I have been making sculpture in Edmonton for more than two decades. I generally work with welded scrap steel and soldered knickknack brass. Both types of media offer varied vocabularies of readymade shapes with which to work, and the ability to alter and assemble these elements in an improvisational manner. Overall, I draw inspiration from my materials, and from the history of art. My work is driven by a desire to create unpretentiously elegant sculptures that engage viewers’ aesthetic intuitions.
Most of my recent sculptures in steel and brass have been abstract in style, small in scale, and bilateral in format. Their style is rooted in the Cubist collage/construction tradition.
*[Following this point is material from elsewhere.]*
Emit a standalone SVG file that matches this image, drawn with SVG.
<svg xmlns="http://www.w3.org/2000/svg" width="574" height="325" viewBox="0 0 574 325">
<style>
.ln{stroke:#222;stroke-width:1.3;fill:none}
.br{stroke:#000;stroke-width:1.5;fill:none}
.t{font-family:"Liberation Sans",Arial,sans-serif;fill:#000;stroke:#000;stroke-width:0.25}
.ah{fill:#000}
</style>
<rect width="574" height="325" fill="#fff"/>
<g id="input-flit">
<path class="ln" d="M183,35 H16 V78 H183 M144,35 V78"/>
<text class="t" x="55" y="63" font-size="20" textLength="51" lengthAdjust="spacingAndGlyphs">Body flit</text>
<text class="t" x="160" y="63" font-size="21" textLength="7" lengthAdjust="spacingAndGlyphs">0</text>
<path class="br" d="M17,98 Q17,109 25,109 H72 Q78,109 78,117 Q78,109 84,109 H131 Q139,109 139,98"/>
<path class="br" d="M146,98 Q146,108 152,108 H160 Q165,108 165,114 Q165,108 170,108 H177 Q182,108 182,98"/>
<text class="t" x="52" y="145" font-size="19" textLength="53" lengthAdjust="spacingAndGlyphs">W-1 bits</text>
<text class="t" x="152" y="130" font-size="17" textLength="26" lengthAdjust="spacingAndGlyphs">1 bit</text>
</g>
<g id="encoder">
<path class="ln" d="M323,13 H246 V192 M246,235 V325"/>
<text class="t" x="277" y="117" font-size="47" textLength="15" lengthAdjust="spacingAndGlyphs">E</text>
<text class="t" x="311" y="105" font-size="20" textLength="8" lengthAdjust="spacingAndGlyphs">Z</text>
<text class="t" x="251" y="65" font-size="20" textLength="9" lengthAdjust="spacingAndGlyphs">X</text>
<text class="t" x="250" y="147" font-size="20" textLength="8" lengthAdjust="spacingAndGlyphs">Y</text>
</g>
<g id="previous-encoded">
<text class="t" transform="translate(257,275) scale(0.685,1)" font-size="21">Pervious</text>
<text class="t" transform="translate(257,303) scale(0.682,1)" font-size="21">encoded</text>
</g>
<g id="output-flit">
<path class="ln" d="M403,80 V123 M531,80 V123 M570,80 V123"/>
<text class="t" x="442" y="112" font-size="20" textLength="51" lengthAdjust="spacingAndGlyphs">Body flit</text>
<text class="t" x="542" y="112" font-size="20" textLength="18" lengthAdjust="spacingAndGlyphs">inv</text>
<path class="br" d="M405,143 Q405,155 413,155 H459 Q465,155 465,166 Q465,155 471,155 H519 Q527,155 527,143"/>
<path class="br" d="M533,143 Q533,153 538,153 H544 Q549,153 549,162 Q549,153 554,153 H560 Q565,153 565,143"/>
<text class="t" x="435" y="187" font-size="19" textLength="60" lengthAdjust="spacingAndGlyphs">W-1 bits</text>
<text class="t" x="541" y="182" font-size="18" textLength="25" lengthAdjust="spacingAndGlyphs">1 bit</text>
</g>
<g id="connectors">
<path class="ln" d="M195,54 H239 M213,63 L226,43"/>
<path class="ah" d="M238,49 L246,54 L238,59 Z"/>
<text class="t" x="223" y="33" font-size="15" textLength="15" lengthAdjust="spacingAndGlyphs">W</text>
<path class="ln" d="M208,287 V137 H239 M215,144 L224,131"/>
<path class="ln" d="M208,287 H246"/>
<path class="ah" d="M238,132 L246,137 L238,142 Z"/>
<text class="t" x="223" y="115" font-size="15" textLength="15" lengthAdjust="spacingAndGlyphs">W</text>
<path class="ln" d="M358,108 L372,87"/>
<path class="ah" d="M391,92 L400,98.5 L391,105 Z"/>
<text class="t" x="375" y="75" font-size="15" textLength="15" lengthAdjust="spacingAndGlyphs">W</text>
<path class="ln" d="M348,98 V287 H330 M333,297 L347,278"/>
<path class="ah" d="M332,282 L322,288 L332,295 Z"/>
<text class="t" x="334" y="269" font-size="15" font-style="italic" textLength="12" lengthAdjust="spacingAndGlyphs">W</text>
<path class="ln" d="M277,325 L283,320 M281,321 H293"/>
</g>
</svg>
Their size is a consequence of the constituent elements, and my intention to establish expressive unity between the structure and surface of the sculpture. Their format, juxtaposing wide front and back views with narrow side profiles, reinforces a ‘pictorial’ reading of the works while also offering visual surprise as you move around the sculptures.
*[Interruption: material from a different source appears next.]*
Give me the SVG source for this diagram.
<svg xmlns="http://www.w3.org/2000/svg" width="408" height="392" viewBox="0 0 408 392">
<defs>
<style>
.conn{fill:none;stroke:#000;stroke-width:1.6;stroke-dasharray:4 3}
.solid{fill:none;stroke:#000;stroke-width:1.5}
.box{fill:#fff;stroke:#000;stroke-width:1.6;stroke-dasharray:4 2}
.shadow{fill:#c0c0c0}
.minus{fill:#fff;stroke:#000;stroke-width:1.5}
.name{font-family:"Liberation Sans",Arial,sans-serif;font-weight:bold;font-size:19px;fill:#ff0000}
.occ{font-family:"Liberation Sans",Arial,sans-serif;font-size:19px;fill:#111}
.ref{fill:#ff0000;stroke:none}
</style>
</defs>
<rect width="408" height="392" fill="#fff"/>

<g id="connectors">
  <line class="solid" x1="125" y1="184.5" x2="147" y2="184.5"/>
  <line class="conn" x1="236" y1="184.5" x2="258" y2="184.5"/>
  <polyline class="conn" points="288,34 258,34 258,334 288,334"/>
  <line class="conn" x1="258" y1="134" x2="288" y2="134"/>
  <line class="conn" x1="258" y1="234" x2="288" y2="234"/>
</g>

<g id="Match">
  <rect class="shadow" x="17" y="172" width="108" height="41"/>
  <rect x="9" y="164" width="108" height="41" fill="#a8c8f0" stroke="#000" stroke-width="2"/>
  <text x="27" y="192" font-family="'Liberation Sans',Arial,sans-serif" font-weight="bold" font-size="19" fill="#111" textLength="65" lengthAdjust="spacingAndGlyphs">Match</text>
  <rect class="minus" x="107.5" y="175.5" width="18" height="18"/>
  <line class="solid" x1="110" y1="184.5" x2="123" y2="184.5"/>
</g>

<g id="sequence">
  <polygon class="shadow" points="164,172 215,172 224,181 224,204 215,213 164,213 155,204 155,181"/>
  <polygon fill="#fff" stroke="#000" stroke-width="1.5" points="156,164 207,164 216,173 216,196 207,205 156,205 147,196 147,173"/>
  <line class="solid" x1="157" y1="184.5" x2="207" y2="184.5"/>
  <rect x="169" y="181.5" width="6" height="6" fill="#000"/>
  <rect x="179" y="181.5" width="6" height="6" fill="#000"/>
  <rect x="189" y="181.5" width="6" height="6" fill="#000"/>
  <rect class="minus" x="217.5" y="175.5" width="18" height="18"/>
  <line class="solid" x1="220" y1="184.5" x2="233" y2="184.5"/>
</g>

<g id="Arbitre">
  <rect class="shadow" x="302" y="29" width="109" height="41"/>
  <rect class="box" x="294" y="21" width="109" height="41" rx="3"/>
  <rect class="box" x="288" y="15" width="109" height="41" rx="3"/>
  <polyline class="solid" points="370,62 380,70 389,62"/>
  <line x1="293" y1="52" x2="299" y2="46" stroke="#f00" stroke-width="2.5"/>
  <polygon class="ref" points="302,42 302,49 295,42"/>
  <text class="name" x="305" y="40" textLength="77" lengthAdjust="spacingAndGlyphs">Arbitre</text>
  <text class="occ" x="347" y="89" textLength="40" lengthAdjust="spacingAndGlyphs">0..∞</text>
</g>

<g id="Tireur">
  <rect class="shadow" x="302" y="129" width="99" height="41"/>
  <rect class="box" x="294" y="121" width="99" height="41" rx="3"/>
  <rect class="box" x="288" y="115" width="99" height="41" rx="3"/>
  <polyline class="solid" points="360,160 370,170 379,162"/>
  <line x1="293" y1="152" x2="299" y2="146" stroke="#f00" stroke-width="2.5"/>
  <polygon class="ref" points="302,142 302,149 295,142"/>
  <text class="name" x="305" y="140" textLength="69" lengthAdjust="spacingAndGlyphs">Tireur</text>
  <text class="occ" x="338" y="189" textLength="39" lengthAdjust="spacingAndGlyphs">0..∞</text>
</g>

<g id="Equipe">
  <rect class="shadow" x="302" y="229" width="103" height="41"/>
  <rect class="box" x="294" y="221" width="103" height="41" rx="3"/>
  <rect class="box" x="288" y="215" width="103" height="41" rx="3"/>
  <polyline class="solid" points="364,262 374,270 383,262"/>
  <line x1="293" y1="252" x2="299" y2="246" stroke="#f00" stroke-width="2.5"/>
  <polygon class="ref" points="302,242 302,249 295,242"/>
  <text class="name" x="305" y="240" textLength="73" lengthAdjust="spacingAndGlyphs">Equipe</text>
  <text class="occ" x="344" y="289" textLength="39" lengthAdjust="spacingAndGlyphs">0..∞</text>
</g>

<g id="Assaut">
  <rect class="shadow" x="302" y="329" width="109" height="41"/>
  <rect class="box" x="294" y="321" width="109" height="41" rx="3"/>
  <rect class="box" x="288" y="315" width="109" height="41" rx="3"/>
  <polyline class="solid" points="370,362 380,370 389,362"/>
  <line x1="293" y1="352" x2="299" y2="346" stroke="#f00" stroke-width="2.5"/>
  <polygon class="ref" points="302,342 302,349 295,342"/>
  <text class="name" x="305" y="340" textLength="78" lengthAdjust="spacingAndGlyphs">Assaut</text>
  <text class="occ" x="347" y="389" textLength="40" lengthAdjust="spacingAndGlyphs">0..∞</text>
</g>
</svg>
My process is one of free experimentation within my chosen media, which allows me to playfully manipulate metal shapes in my studio, cutting and joining parts without regard to their prior use. One move leads to the next, and each sculpture evolves according to my perception of its emergent character. My materials, whether scrap-yard steel or thrift-shop brass, have invariably served some previous function. By repurposing these readymades, resurrecting them within new sculptures, I seek to create timeless art that nevertheless reflects this particular moment in our world.